Spatial transcriptomic alterations of the dorsal horn in dogs with neuropathic pain

This study investigated how astrocytes and microglia in the dorsal horn of Cavalier King Charles Spaniels (CKCS) with syringomyelia (SM) differ at the molecular level when dogs exhibit neuropathic pain (NeP) versus when they do not. As the authors state, this work provides a basis for further understanding of the changes seen in pain processes in SM.

Using NanoString GeoMx spatial transcriptomics, the authors analyzed gene expression in specific glial-rich regions to understand the mechanisms driving chronic pain.

The key findings of this work are fascinating and reveal some detail about the role of microglia and astrocytes in chronic pain – specifically in dogs.

Microglia show the strongest transcriptional changes. Dogs with SM and neuropathic pain had:

• Upregulation of inflammatory and cytokine-related genes

• Upregulation of signaling pathways known to promote microglial activation and neuroinflammation.

• Downregulation of immune-regulatory genes suggesting a dysregulated or exhausted microglial immune phenotype.

Microglia in painful SM dogs are shifted toward a dysfunctional inflammatory state—reduced immune homeostasis alongside increased cytokine signaling—which may drive neuropathic pain.

Astrocytes show mixed reactive profiles. Astrocyte-rich areas showed:

• Some upregulated reactive genes showing markers of astrocyte reactivity, inflammation, and itch circuitry

• But many reactive/structural genes were downregulated

  
  

  indicating altered or heterogeneous reactivity states

Pathway analyses suggested:

• Compared with healthy controls, astrocytes in painful SM dogs showed:

  • Upregulation of apoptosis and complement pathways

  • Downregulation of metabolic/homeostatic pathways

Astrocytes do remodel in SM with pain, but changes are less dramatic than microglia and heterogeneous—suggesting multiple astrocyte states rather than a uniform “reactive astrocyte” signature.

There were minimal differences between painful SM dogs and healthy controls in microglia

Only two microglial-associated genes were different:

• UBB (housekeeping gene) ↓

• GLUL (glutamate–glutamine pathway) ↓

This suggests:

• The major microglial dysfunction is specific to the presence of SM, not only to pain.

A specific signalling pathways called the PI3K-AKT signaling emerges as a central candidate pathway.

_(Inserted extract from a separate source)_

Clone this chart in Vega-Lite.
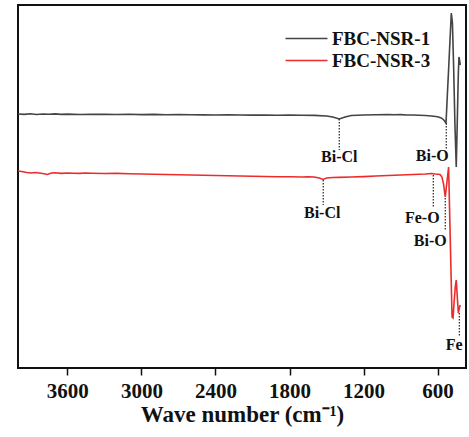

Across analyses, the authors highlight:

• PI3K‑AKT pathway upregulation in microglia

  → previously implicated in chronic pain, neuroinflammation, microglial activation, and neurodegeneration

  → may be a driver of the neuropathic pain phenotype in CKCS with SM.

In conclusion

• Neuropathic pain in dogs with syringomyelia is associated with substantial microglial transcriptional dysregulation and more modest, state-dependent astrocytic alterations.

• Upregulation of PI3K-AKT and cytokine/signal transduction pathways suggests maladaptive microglial activation.

• Downregulation of immune homeostasis pathways may indicate impaired or exhausted microglial regulation.

• The findings align with known mechanisms in rodent chronic pain models, supporting CKCS with SM as a valuable spontaneous model for neuropathic pain research.

So how did they perform this research I hear you say?! For the technical details, you can find those in the manuscript.

Thirteen euthanized Cavalier King Charles Spaniels (CKCSs) were included. Dogs were divided into:

• Group I: Syringomyelia (SM) with neuropathic pain (n=8)

• Group II: SM without pain (n=2)

• Group III: Controls without SM or pain (n=3)

All dogs received physical and neurological exams, MRI, and postmortem histopathology. Owners completed structured questionnaires to identify clinical signs of neuropathic pain. Some dogs had been treated with analgesics.

Spinal cord segments C1–C8 were removed within 90 minutes of euthanasia. Tissue was formalin‑fixed, paraffin-embedded (FFPE), and sectioned into 5 μm transverse sections for further processing. Tissue samples underwent a variety of analyses including NanoString GeoMx Digital Spatial Profiling (detail in paper).

It's great to see that the field of SM research is advancing and we congratulate the authors on this interesting research!